▶ **SET EXERCISE**:
Write out the material exactly, leaving every picture behind.

▶ **AVAILABLE DATA**:
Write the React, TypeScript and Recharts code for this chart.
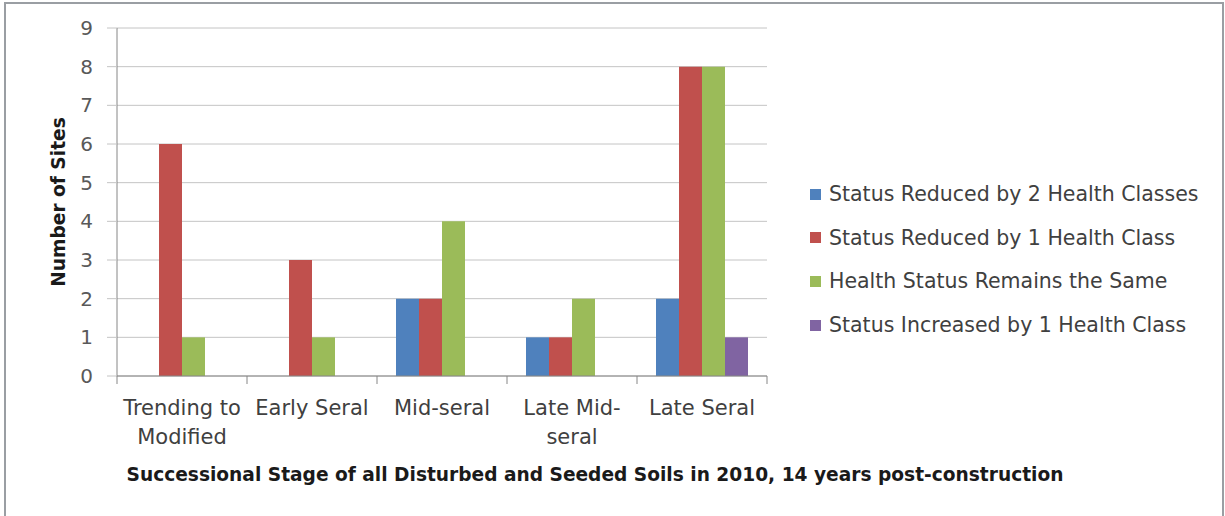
import { Bar, BarChart, CartesianGrid, Label, XAxis, YAxis } from "recharts";

const categories = ["Trending to\nModified", "Early Seral", "Mid-seral", "Late Mid-\nseral", "Late Seral"];
const seriesNames = [
  "Status Reduced by 2 Health Classes",
  "Status Reduced by 1 Health Class",
  "Health Status Remains the Same",
  "Status Increased by 1 Health Class",
];
const reducedBy2 = [0, 0, 2, 1, 2];
const reducedBy1 = [6, 3, 2, 1, 8];
const remainsSame = [1, 1, 4, 2, 8];
const increasedBy1 = [0, 0, 0, 0, 1];
const yTicks = [0, 1, 2, 3, 4, 5, 6, 7, 8, 9];

const colors = ["#4F81BD", "#C0504D", "#9BBB59", "#8064A2"];
const keys = ["s0", "s1", "s2", "s3"];

const W = 1225;
const H = 516;
const M = { top: 28, right: 458, bottom: 40, left: 17 };
const Y_AXIS_W = 100;
const X_AXIS_H = 100;
const PLOT_LEFT = M.left + Y_AXIS_W;
const PLOT_BOTTOM = H - M.bottom - X_AXIS_H;
const BAND = (W - M.right - PLOT_LEFT) / categories.length;
const FONT = "'DejaVu Sans', sans-serif";

const data = categories.map((name, i) => ({
  name,
  s0: reducedBy2[i],
  s1: reducedBy1[i],
  s2: remainsSame[i],
  s3: increasedBy1[i],
}));

const CategoryTick = (props: any) => {
  const { x, payload, index } = props;
  const lines = String(payload.value).split("\n");
  const left = x - BAND / 2;
  return (
    <g>
      <line x1={left} y1={PLOT_BOTTOM} x2={left} y2={PLOT_BOTTOM + 8} stroke="#868686" />
      {index === categories.length - 1 && (
        <line x1={x + BAND / 2} y1={PLOT_BOTTOM} x2={x + BAND / 2} y2={PLOT_BOTTOM + 8} stroke="#868686" />
      )}
      <text x={x} y={PLOT_BOTTOM + 39} textAnchor="middle" fill="#404040" fontSize={21} fontFamily={FONT}>
        {lines.map((l, i) => (
          <tspan key={i} x={x} dy={i === 0 ? 0 : 29}>
            {l}
          </tspan>
        ))}
      </text>
    </g>
  );
};

export default function App() {
  return (
    <div style={{ position: "fixed", left: 0, top: 0, width: W, height: H, background: "#fff", overflow: "hidden" }}>
      <div
        style={{
          position: "absolute",
          left: 4,
          top: 2,
          width: 1220,
          height: 530,
          border: "2px solid #9a9ea3",
          boxSizing: "border-box",
        }}
      />
      <div style={{ position: "absolute", left: 0, top: 0 }}>
        <BarChart width={W} height={H} data={data} margin={M} barCategoryGap={19} barGap={0}>
          <CartesianGrid vertical={false} stroke="#c4c4c4" />
          <XAxis
            dataKey="name"
            height={X_AXIS_H}
            interval={0}
            tickLine={false}
            axisLine={{ stroke: "#868686" }}
            tick={<CategoryTick />}
          >
            <Label
              content={() => (
                <text
                  x={595}
                  y={481}
                  textAnchor="middle"
                  fill="#1a1a1a"
                  fontWeight="bold"
                  fontSize={18.6}
                  fontFamily={FONT}
                >
                  Successional Stage of all Disturbed and Seeded Soils in 2010, 14 years post-construction
                </text>
              )}
            />
          </XAxis>
          <YAxis
            width={Y_AXIS_W}
            domain={[0, 9]}
            ticks={yTicks}
            interval={0}
            tickSize={10}
            tickMargin={14}
            tickLine={{ stroke: "#c4c4c4" }}
            axisLine={{ stroke: "#868686" }}
            tick={{ fill: "#595959", fontSize: 20, fontFamily: FONT }}
          >
            <Label
              content={() => (
                <text
                  x={0}
                  y={0}
                  transform={`translate(58, 202) rotate(-90)`}
                  textAnchor="middle"
                  dominantBaseline="central"
                  fill="#1a1a1a"
                  fontWeight="bold"
                  fontSize={18.6}
                  fontFamily={FONT}
                >
                  Number of Sites
                </text>
              )}
            />
          </YAxis>
          {keys.map((k, i) => (
            <Bar key={k} dataKey={k} name={seriesNames[i]} fill={colors[i]} isAnimationActive={false} />
          ))}
        </BarChart>
      </div>
      {seriesNames.map((n, i) => (
        <div
          key={n}
          style={{
            position: "absolute",
            left: 810,
            top: 194 + i * 43.7 - 13,
            height: 26,
            display: "flex",
            alignItems: "center",
            fontFamily: FONT,
            fontSize: 20.5,
            color: "#404040",
            whiteSpace: "nowrap",
          }}
        >
          <span style={{ width: 11, height: 11, background: colors[i], marginRight: 8, display: "inline-block" }} />
          {n}
        </div>
      ))}
    </div>
  );
}
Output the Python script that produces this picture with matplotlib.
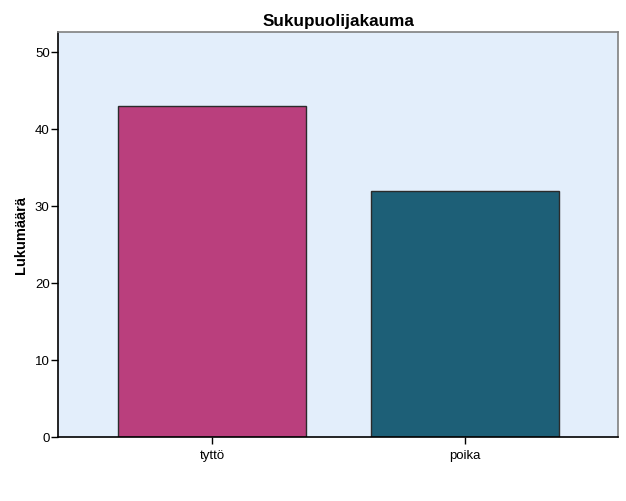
import matplotlib.pyplot as plt

categories = ['tyttö', 'poika']
counts = [43, 32]
bar_colors = ['#BA3F7D', '#1D5F77']
y_ticks = [0, 10, 20, 30, 40, 50]

plt.rcParams['font.family'] = ['Liberation Sans', 'DejaVu Sans']

fig = plt.figure(figsize=(6.26, 5.01), dpi=100)
# plot area in pixels: x 58..618, y 32..437
ax = fig.add_axes([58 / 626, (501 - 437) / 501, 560 / 626, 405 / 501])
ax.set_facecolor('#E3EEFB')

x = list(range(len(categories)))
ax.bar(x, counts, width=0.743, color=bar_colors, edgecolor='#2b2b2b', linewidth=1.0, zorder=2)

ax.set_xlim(-0.609, 1.605)
ax.set_ylim(0, 52.6)
ax.set_xticks(x)
ax.set_xticklabels(categories)
ax.set_yticks(y_ticks)

ax.tick_params(axis='both', which='major', labelsize=9.5, length=5, width=1, direction='out', color='black')
ax.tick_params(axis='x', pad=4)
ax.tick_params(axis='y', pad=1)

ax.spines['left'].set_color('black')
ax.spines['bottom'].set_color('black')
ax.spines['top'].set_color('#808080')
ax.spines['right'].set_color('#808080')
for s in ax.spines.values():
    s.set_linewidth(1.2)

ax.set_title('Sukupuolijakauma', fontsize=12.3, fontweight='bold', pad=4)
ax.set_ylabel('Lukumäärä', fontsize=10.5, fontweight='bold', labelpad=5)

plt.savefig('out.png', dpi=100)
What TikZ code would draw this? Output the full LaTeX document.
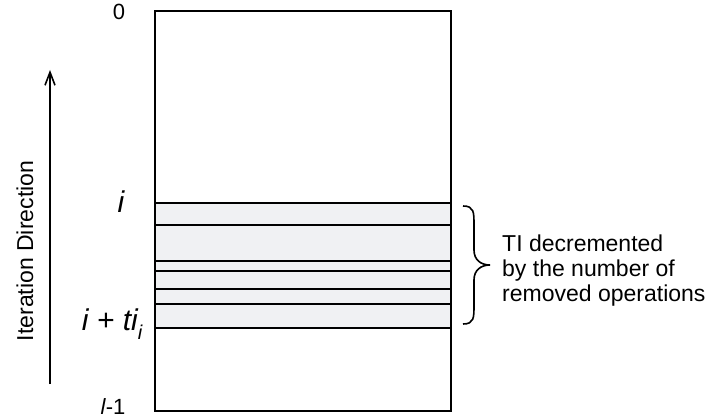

▶ **EXPECTED OUTPUT**:
Write the React, TypeScript and Recharts code for this chart.
import { Bar, BarChart, CartesianGrid, Label, XAxis, YAxis } from "recharts";

const categories = ["Trending to\nModified", "Early Seral", "Mid-seral", "Late Mid-\nseral", "Late Seral"];
const seriesNames = [
  "Status Reduced by 2 Health Classes",
  "Status Reduced by 1 Health Class",
  "Health Status Remains the Same",
  "Status Increased by 1 Health Class",
];
const reducedBy2 = [0, 0, 2, 1, 2];
const reducedBy1 = [6, 3, 2, 1, 8];
const remainsSame = [1, 1, 4, 2, 8];
const increasedBy1 = [0, 0, 0, 0, 1];
const yTicks = [0, 1, 2, 3, 4, 5, 6, 7, 8, 9];

const colors = ["#4F81BD", "#C0504D", "#9BBB59", "#8064A2"];
const keys = ["s0", "s1", "s2", "s3"];

const W = 1225;
const H = 516;
const M = { top: 28, right: 458, bottom: 40, left: 17 };
const Y_AXIS_W = 100;
const X_AXIS_H = 100;
const PLOT_LEFT = M.left + Y_AXIS_W;
const PLOT_BOTTOM = H - M.bottom - X_AXIS_H;
const BAND = (W - M.right - PLOT_LEFT) / categories.length;
const FONT = "'DejaVu Sans', sans-serif";

const data = categories.map((name, i) => ({
  name,
  s0: reducedBy2[i],
  s1: reducedBy1[i],
  s2: remainsSame[i],
  s3: increasedBy1[i],
}));

const CategoryTick = (props: any) => {
  const { x, payload, index } = props;
  const lines = String(payload.value).split("\n");
  const left = x - BAND / 2;
  return (
    <g>
      <line x1={left} y1={PLOT_BOTTOM} x2={left} y2={PLOT_BOTTOM + 8} stroke="#868686" />
      {index === categories.length - 1 && (
        <line x1={x + BAND / 2} y1={PLOT_BOTTOM} x2={x + BAND / 2} y2={PLOT_BOTTOM + 8} stroke="#868686" />
      )}
      <text x={x} y={PLOT_BOTTOM + 39} textAnchor="middle" fill="#404040" fontSize={21} fontFamily={FONT}>
        {lines.map((l, i) => (
          <tspan key={i} x={x} dy={i === 0 ? 0 : 29}>
            {l}
          </tspan>
        ))}
      </text>
    </g>
  );
};

export default function App() {
  return (
    <div style={{ position: "fixed", left: 0, top: 0, width: W, height: H, background: "#fff", overflow: "hidden" }}>
      <div
        style={{
          position: "absolute",
          left: 4,
          top: 2,
          width: 1220,
          height: 530,
          border: "2px solid #9a9ea3",
          boxSizing: "border-box",
        }}
      />
      <div style={{ position: "absolute", left: 0, top: 0 }}>
        <BarChart width={W} height={H} data={data} margin={M} barCategoryGap={19} barGap={0}>
          <CartesianGrid vertical={false} stroke="#c4c4c4" />
          <XAxis
            dataKey="name"
            height={X_AXIS_H}
            interval={0}
            tickLine={false}
            axisLine={{ stroke: "#868686" }}
            tick={<CategoryTick />}
          >
            <Label
              content={() => (
                <text
                  x={595}
                  y={481}
                  textAnchor="middle"
                  fill="#1a1a1a"
                  fontWeight="bold"
                  fontSize={18.6}
                  fontFamily={FONT}
                >
                  Successional Stage of all Disturbed and Seeded Soils in 2010, 14 years post-construction
                </text>
              )}
            />
          </XAxis>
          <YAxis
            width={Y_AXIS_W}
            domain={[0, 9]}
            ticks={yTicks}
            interval={0}
            tickSize={10}
            tickMargin={14}
            tickLine={{ stroke: "#c4c4c4" }}
            axisLine={{ stroke: "#868686" }}
            tick={{ fill: "#595959", fontSize: 20, fontFamily: FONT }}
          >
            <Label
              content={() => (
                <text
                  x={0}
                  y={0}
                  transform={`translate(58, 202) rotate(-90)`}
                  textAnchor="middle"
                  dominantBaseline="central"
                  fill="#1a1a1a"
                  fontWeight="bold"
                  fontSize={18.6}
                  fontFamily={FONT}
                >
                  Number of Sites
                </text>
              )}
            />
          </YAxis>
          {keys.map((k, i) => (
            <Bar key={k} dataKey={k} name={seriesNames[i]} fill={colors[i]} isAnimationActive={false} />
          ))}
        </BarChart>
      </div>
      {seriesNames.map((n, i) => (
        <div
          key={n}
          style={{
            position: "absolute",
            left: 810,
            top: 194 + i * 43.7 - 13,
            height: 26,
            display: "flex",
            alignItems: "center",
            fontFamily: FONT,
            fontSize: 20.5,
            color: "#404040",
            whiteSpace: "nowrap",
          }}
        >
          <span style={{ width: 11, height: 11, background: colors[i], marginRight: 8, display: "inline-block" }} />
          {n}
        </div>
      ))}
    </div>
  );
}
Output the Python script that produces this picture with matplotlib.
import matplotlib.pyplot as plt

categories = ['tyttö', 'poika']
counts = [43, 32]
bar_colors = ['#BA3F7D', '#1D5F77']
y_ticks = [0, 10, 20, 30, 40, 50]

plt.rcParams['font.family'] = ['Liberation Sans', 'DejaVu Sans']

fig = plt.figure(figsize=(6.26, 5.01), dpi=100)
# plot area in pixels: x 58..618, y 32..437
ax = fig.add_axes([58 / 626, (501 - 437) / 501, 560 / 626, 405 / 501])
ax.set_facecolor('#E3EEFB')

x = list(range(len(categories)))
ax.bar(x, counts, width=0.743, color=bar_colors, edgecolor='#2b2b2b', linewidth=1.0, zorder=2)

ax.set_xlim(-0.609, 1.605)
ax.set_ylim(0, 52.6)
ax.set_xticks(x)
ax.set_xticklabels(categories)
ax.set_yticks(y_ticks)

ax.tick_params(axis='both', which='major', labelsize=9.5, length=5, width=1, direction='out', color='black')
ax.tick_params(axis='x', pad=4)
ax.tick_params(axis='y', pad=1)

ax.spines['left'].set_color('black')
ax.spines['bottom'].set_color('black')
ax.spines['top'].set_color('#808080')
ax.spines['right'].set_color('#808080')
for s in ax.spines.values():
    s.set_linewidth(1.2)

ax.set_title('Sukupuolijakauma', fontsize=12.3, fontweight='bold', pad=4)
ax.set_ylabel('Lukumäärä', fontsize=10.5, fontweight='bold', labelpad=5)

plt.savefig('out.png', dpi=100)
What TikZ code would draw this? Output the full LaTeX document.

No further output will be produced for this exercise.